La PAC supone cerca de la mitad del presupuesto “comunitario”. Las subvenciones de la PAC son las que están permitiendo que los olivareros puedan percibir precios que están por debajo del coste; un mecanismo gracias al cual se mantiene el papel de Andalucía como gran plataforma agroexportadora en la que el capital global puede encontrar la materia prima al menor precio posible. A esta función de la PAC habría que añadirle su importante contribución al aumento de las desigualdades en el reparto de los ingresos asociados a la agricultura. Basta con ver quienes están en la cabeza de la clasificación en la recepción de esas ayudas. Desde 2008, 60 de las 200 mayores fortunas del Estado español cobraron más de 250 millones de euros en subvenciones agrícolas europeas. De ellas tres “grandes familias” afincadas en Andalucía encabezan el ranking. Los Mora-Figueroa Domecq, (50 millones) los Domecq, (37 millones) y la familia Hernández Barrera (29 millones) De modo que los mercados sí se pueden intervenir si es para alimentar el enriquecimiento de una minoría a costa de la desposesión de la mayoría. La entrega del sistema político al mantenimiento de este “orden” es total.

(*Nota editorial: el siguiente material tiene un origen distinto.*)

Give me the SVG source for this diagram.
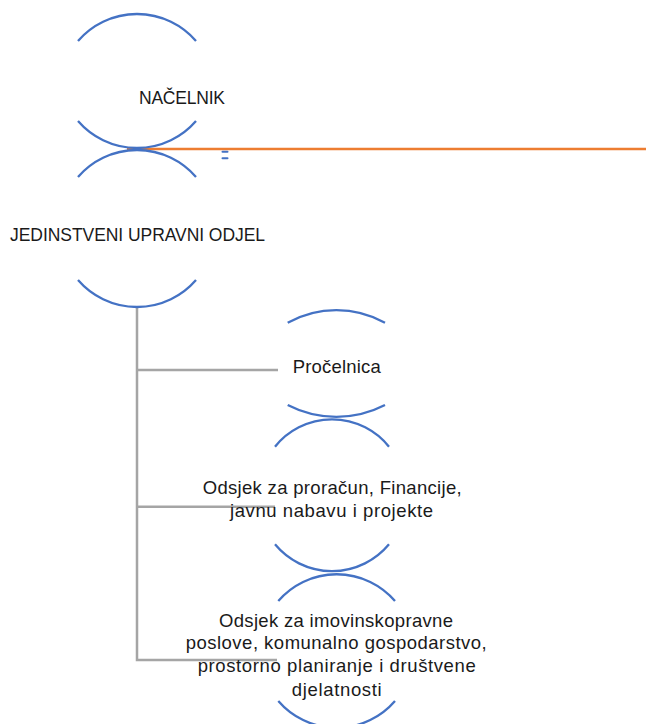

En Andalucía otras maneras de organizar lo alimentario no sólo son posibles, sino que son inevitables si queremos romper con esa dedicación al agroextractivismo que perpetúa y profundiza la dependencia en lo económico y la subalternidad en lo político y cultural. Esas maneras distintas de gestionar lo que comemos están ya en marcha. A pesar de lo establecido, “sin permiso”, y de manera progresiva, se abren paso experiencias agroecológicas, formas para atender nuestras necesidades alimentarias que posibilitan recuperar el control social de la capacidad de decidir lo que comemos. Desde nuevas relaciones sociales que hacen posible la reinserción de la economía en la cultura, y que permiten reconciliarnos con nosotros mismos y con la naturaleza. Reivindicarnos como sujetos políticos con capacidad para poder impulsar esta transición es una tarea importante que tenemos por delante.